Saturday, January 24, 2015


In our previous blog on the Shaw  Library we mentioned that MALCOLM CAMERON and his wife Babs donated the land for the library, but there is more to this man then just his generosity to the island. Malcolm P. Cameron was born in Los Angeles in 1902 and died in 1975. As we said in the last blog, Malcolm Cameron donated his services as an architect to design the island library.

Return to Yellow Island
After graduating from Cornell University in architecture he practiced his profession as well as drypoint and lithography in New York and Los Angeles. This was followed by lithography, book illustration and sculpture in San Diego County. The unifying thread throughout his life has been drawing, for it was practiced in his various professional pursuits as well as purely for the joy of it.
His career was broadened with travels to Europe, Mexico, the South Pacific and Southeast Asia.
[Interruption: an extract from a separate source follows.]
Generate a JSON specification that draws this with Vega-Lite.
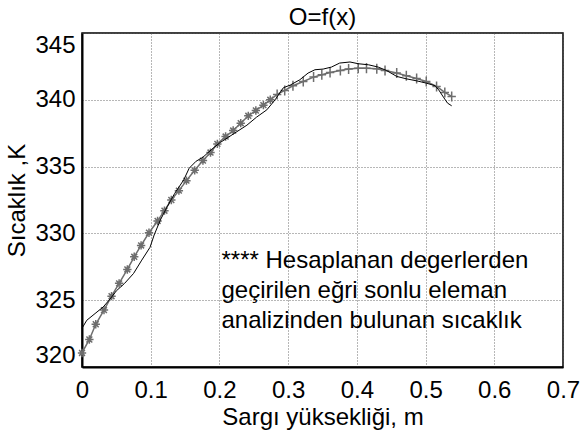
{
  "$schema": "https://vega.github.io/schema/vega-lite/v6.json",
  "width": 481,
  "height": 334,
  "autosize": {"type": "none"},
  "padding": {"left": 82, "top": 33, "right": 24, "bottom": 67},
  "background": "white",
  "title": {"text": "O=f(x)", "fontSize": 24, "fontWeight": "normal", "font": "Liberation Sans", "color": "black", "offset": 3},
  "config": {
    "font": "Liberation Sans",
    "view": {"stroke": "black", "strokeWidth": 1.5},
    "axis": {
      "labelFont": "Liberation Sans", "titleFont": "Liberation Sans",
      "labelFontSize": 24, "titleFontSize": 24, "titleFontWeight": "normal",
      "labelColor": "black", "titleColor": "black",
      "domainColor": "black", "domainWidth": 2,
      "ticks": false, "tickSize": 0,
      "grid": true, "gridColor": "#555", "gridDash": [1, 2], "gridWidth": 1, "gridOpacity": 0.85
    }
  },
  "datasets": {
    "curves": [
      {"series": "hesap", "marker": "star", "x": 0, "y": 321.05},
      {"series": "hesap", "marker": "star", "x": 0.0107, "y": 322.06},
      {"series": "hesap", "marker": "star", "x": 0.02, "y": 323.2},
      {"series": "hesap", "marker": "star", "x": 0.032, "y": 324.26},
      {"series": "hesap", "marker": "star", "x": 0.043, "y": 325.3},
      {"series": "hesap", "marker": "star", "x": 0.054, "y": 326.26},
      {"series": "hesap", "marker": "star", "x": 0.066, "y": 327.3},
      {"series": "hesap", "marker": "star", "x": 0.076, "y": 328.25},
      {"series": "hesap", "marker": "star", "x": 0.086, "y": 329.1},
      {"series": "hesap", "marker": "star", "x": 0.0975, "y": 330.05},
      {"series": "hesap", "marker": "star", "x": 0.11, "y": 330.93},
      {"series": "hesap", "marker": "star", "x": 0.12, "y": 331.7},
      {"series": "hesap", "marker": "star", "x": 0.13, "y": 332.5},
      {"series": "hesap", "marker": "star", "x": 0.141, "y": 333.2},
      {"series": "hesap", "marker": "star", "x": 0.152, "y": 333.95},
      {"series": "hesap", "marker": "star", "x": 0.164, "y": 334.72},
      {"series": "hesap", "marker": "star", "x": 0.176, "y": 335.45},
      {"series": "hesap", "marker": "star", "x": 0.187, "y": 336.05},
      {"series": "hesap", "marker": "star", "x": 0.197, "y": 336.7},
      {"series": "hesap", "marker": "star", "x": 0.209, "y": 337.25},
      {"series": "hesap", "marker": "star", "x": 0.22, "y": 337.7},
      {"series": "hesap", "marker": "star", "x": 0.231, "y": 338.25},
      {"series": "hesap", "marker": "star", "x": 0.242, "y": 338.8},
      {"series": "hesap", "marker": "star", "x": 0.253, "y": 339.2},
      {"series": "hesap", "marker": "star", "x": 0.264, "y": 339.6},
      {"series": "hesap", "marker": "star", "x": 0.274, "y": 340.0},
      {"series": "hesap", "marker": "plus", "x": 0.284, "y": 340.4},
      {"series": "hesap", "marker": "plus", "x": 0.295, "y": 340.7},
      {"series": "hesap", "marker": "plus", "x": 0.307, "y": 341.05},
      {"series": "hesap", "marker": "plus", "x": 0.322, "y": 341.37},
      {"series": "hesap", "marker": "plus", "x": 0.337, "y": 341.7},
      {"series": "hesap", "marker": "plus", "x": 0.349, "y": 341.87},
      {"series": "hesap", "marker": "plus", "x": 0.361, "y": 342.05},
      {"series": "hesap", "marker": "plus", "x": 0.376, "y": 342.2},
      {"series": "hesap", "marker": "plus", "x": 0.388, "y": 342.3},
      {"series": "hesap", "marker": "plus", "x": 0.402, "y": 342.37},
      {"series": "hesap", "marker": "plus", "x": 0.414, "y": 342.37},
      {"series": "hesap", "marker": "plus", "x": 0.429, "y": 342.33},
      {"series": "hesap", "marker": "plus", "x": 0.441, "y": 342.2},
      {"series": "hesap", "marker": "plus", "x": 0.458, "y": 342.0},
      {"series": "hesap", "marker": "plus", "x": 0.472, "y": 341.8},
      {"series": "hesap", "marker": "plus", "x": 0.487, "y": 341.6},
      {"series": "hesap", "marker": "plus", "x": 0.501, "y": 341.37},
      {"series": "hesap", "marker": "plus", "x": 0.516, "y": 341.0},
      {"series": "hesap", "marker": "plus", "x": 0.528, "y": 340.55},
      {"series": "hesap", "marker": "plus", "x": 0.538, "y": 340.25},
      {"series": "sonlu", "marker": "none", "x": 0, "y": 322.9},
      {"series": "sonlu", "marker": "none", "x": 0.007, "y": 323.5},
      {"series": "sonlu", "marker": "none", "x": 0.019, "y": 324.0},
      {"series": "sonlu", "marker": "none", "x": 0.031, "y": 324.5},
      {"series": "sonlu", "marker": "none", "x": 0.041, "y": 325.1},
      {"series": "sonlu", "marker": "none", "x": 0.05, "y": 325.7},
      {"series": "sonlu", "marker": "none", "x": 0.062, "y": 326.26},
      {"series": "sonlu", "marker": "none", "x": 0.075, "y": 327.0},
      {"series": "sonlu", "marker": "none", "x": 0.087, "y": 328.0},
      {"series": "sonlu", "marker": "none", "x": 0.099, "y": 328.96},
      {"series": "sonlu", "marker": "none", "x": 0.105, "y": 329.88},
      {"series": "sonlu", "marker": "none", "x": 0.114, "y": 331.0},
      {"series": "sonlu", "marker": "none", "x": 0.124, "y": 332.0},
      {"series": "sonlu", "marker": "none", "x": 0.135, "y": 333.0},
      {"series": "sonlu", "marker": "none", "x": 0.148, "y": 334.0},
      {"series": "sonlu", "marker": "none", "x": 0.156, "y": 334.88},
      {"series": "sonlu", "marker": "none", "x": 0.166, "y": 335.4},
      {"series": "sonlu", "marker": "none", "x": 0.176, "y": 335.7},
      {"series": "sonlu", "marker": "none", "x": 0.189, "y": 336.3},
      {"series": "sonlu", "marker": "none", "x": 0.201, "y": 336.8},
      {"series": "sonlu", "marker": "none", "x": 0.211, "y": 337.13},
      {"series": "sonlu", "marker": "none", "x": 0.225, "y": 337.6},
      {"series": "sonlu", "marker": "none", "x": 0.24, "y": 338.1},
      {"series": "sonlu", "marker": "none", "x": 0.254, "y": 338.7},
      {"series": "sonlu", "marker": "none", "x": 0.269, "y": 339.25},
      {"series": "sonlu", "marker": "none", "x": 0.281, "y": 340.0},
      {"series": "sonlu", "marker": "none", "x": 0.293, "y": 340.9},
      {"series": "sonlu", "marker": "none", "x": 0.303, "y": 341.1},
      {"series": "sonlu", "marker": "none", "x": 0.317, "y": 341.5},
      {"series": "sonlu", "marker": "none", "x": 0.329, "y": 342.0},
      {"series": "sonlu", "marker": "none", "x": 0.339, "y": 342.25},
      {"series": "sonlu", "marker": "none", "x": 0.351, "y": 342.3},
      {"series": "sonlu", "marker": "none", "x": 0.363, "y": 342.45},
      {"series": "sonlu", "marker": "none", "x": 0.375, "y": 342.75},
      {"series": "sonlu", "marker": "none", "x": 0.39, "y": 342.83},
      {"series": "sonlu", "marker": "none", "x": 0.402, "y": 342.7},
      {"series": "sonlu", "marker": "none", "x": 0.417, "y": 342.62},
      {"series": "sonlu", "marker": "none", "x": 0.431, "y": 342.45},
      {"series": "sonlu", "marker": "none", "x": 0.443, "y": 342.2},
      {"series": "sonlu", "marker": "none", "x": 0.458, "y": 341.75},
      {"series": "sonlu", "marker": "none", "x": 0.472, "y": 341.57},
      {"series": "sonlu", "marker": "none", "x": 0.487, "y": 341.42},
      {"series": "sonlu", "marker": "none", "x": 0.501, "y": 341.25},
      {"series": "sonlu", "marker": "none", "x": 0.514, "y": 341.05},
      {"series": "sonlu", "marker": "none", "x": 0.519, "y": 340.75},
      {"series": "sonlu", "marker": "none", "x": 0.526, "y": 340.2},
      {"series": "sonlu", "marker": "none", "x": 0.532, "y": 339.75},
      {"series": "sonlu", "marker": "none", "x": 0.538, "y": 339.55}
    ],
    "notes": [
      {"label": "**** Hesaplanan degerlerden", "x": 0.203, "y": 327.41},
      {"label": "geçirilen eğri sonlu eleman", "x": 0.203, "y": 325.16},
      {"label": "analizinden bulunan sıcaklık", "x": 0.203, "y": 322.91}
    ]
  },
  "encoding": {
    "x": {"field": "x", "type": "quantitative",
      "scale": {"domain": [0, 0.7], "nice": false, "zero": false},
      "axis": {"values": [0, 0.1, 0.2, 0.3, 0.4, 0.5, 0.6, 0.7], "format": "~g", "title": "Sargı yüksekliği, m", "labelPadding": 11, "titlePadding": 3, "labelFlush": false}},
    "y": {"field": "y", "type": "quantitative",
      "scale": {"domain": [320, 345], "nice": false, "zero": false},
      "axis": {"values": [320, 325, 330, 335, 340, 345], "title": "Sıcaklık ,K", "labelPadding": 7, "titlePadding": 5, "labelFlush": true}}
  },
  "layer": [
    {
      "data": {"name": "curves"},
      "transform": [{"filter": "datum.series === 'hesap'"}],
      "mark": {"type": "line", "color": "#6e6e6e", "strokeWidth": 1.5},
      "encoding": {"order": {"field": "x", "type": "quantitative"}}
    },
    {
      "data": {"name": "curves"},
      "transform": [{"filter": "datum.series === 'hesap'"}],
      "mark": {"type": "point", "filled": false, "strokeWidth": 1.5, "color": "#6e6e6e", "opacity": 1},
      "encoding": {
        "shape": {"field": "marker", "type": "nominal",
          "scale": {"domain": ["star", "plus"], "range": ["M-1,0L1,0M0,-1L0,1M-0.7,-0.7L0.7,0.7M-0.7,0.7L0.7,-0.7", "M-1,0L1,0M0,-1.2L0,1.2"]},
          "legend": null},
        "size": {"value": 70}
      }
    },
    {
      "data": {"name": "curves"},
      "transform": [{"filter": "datum.series === 'sonlu'"}],
      "mark": {"type": "line", "color": "black", "strokeWidth": 1},
      "encoding": {"order": {"field": "x", "type": "quantitative"}}
    },
    {
      "data": {"name": "notes"},
      "mark": {"type": "text", "align": "left", "baseline": "alphabetic", "fontSize": 24, "font": "Liberation Sans", "color": "black"},
      "encoding": {"text": {"field": "label", "type": "nominal"}}
    }
  ]
}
In 1962 he and Babs (Margaret) moved to Shaw Island.* "From the time of their arrival, Malcolm was fascinated with the quality of light and atmosphere in this area. The low keyed values, the soft edges of forms, the moods from gay to somber were all so different from Mexico, the Malacca Straits and the Mediterranean. A new challenge was presented, that of catching and recording this particular quality of light and it took four years of living among these islands to gain full awareness of their serenity. This element of serenity so rare in today's hectic world presented an obligation to state, that together with the shocking, the ugly and the violent, this too exists. After much time and many studies he then offered this folio of twelve drawings which represent his own feeling of the mood of the islands."

“The subject matter of these drawings is largely in the San Juan Archipelago with others in Canadian waters. Whether of broad sweep of island seascape, the solid masses of dark forest edging prismatic cliffs, or the quiet dignity of a single tree, the mood and essence have been the ever-sought priceless ingredient. The drawings are not literal nor are they realism in the sense of painstaking delineation of from and texture of physical objects. Rather, the hope and intent is that they be truthful and real in expressing the feeling of these inland seas.”
(Darvill’s Rare Prints- Orcas Island)

Blind Island Abandoned
Scattered around the island one can glimpse a few of these lovely art works: in the Library, at the Community and once in awhile in someone’s home.  About 20 years ago I was cleaning out a closet in the monastery which had paintings and blueprints from the original building (now monastery).  I came across a sort of portfolio made of a lovely, light wood, perhaps 22x30 inches, tied with a thin leather strap. 

Before I even opened the case I was sure I had made a great discovery and was fairly certain what it was. To this day I have not a clue why this feeling came over me. It was a  complete set (minus the “Reefnetters”) of Malcolm’s drawings.

Several I have never seen anywhere else are of Henry Hoffman's lumber mill here on Shaw.  Significant to us, as Henry did many odd jobs for us over the years and when we built our new chapel in 1997 he milled the wood for the beams inside and the lumber for the outside-  his last big job on Shaw.

Straits Island

*In her own right, Babs was a very talented sculptor.  Her "Seal"  rests in our Chapel Japanese garden and we have a collection of her angels- which Islanders "fight"over when on the market.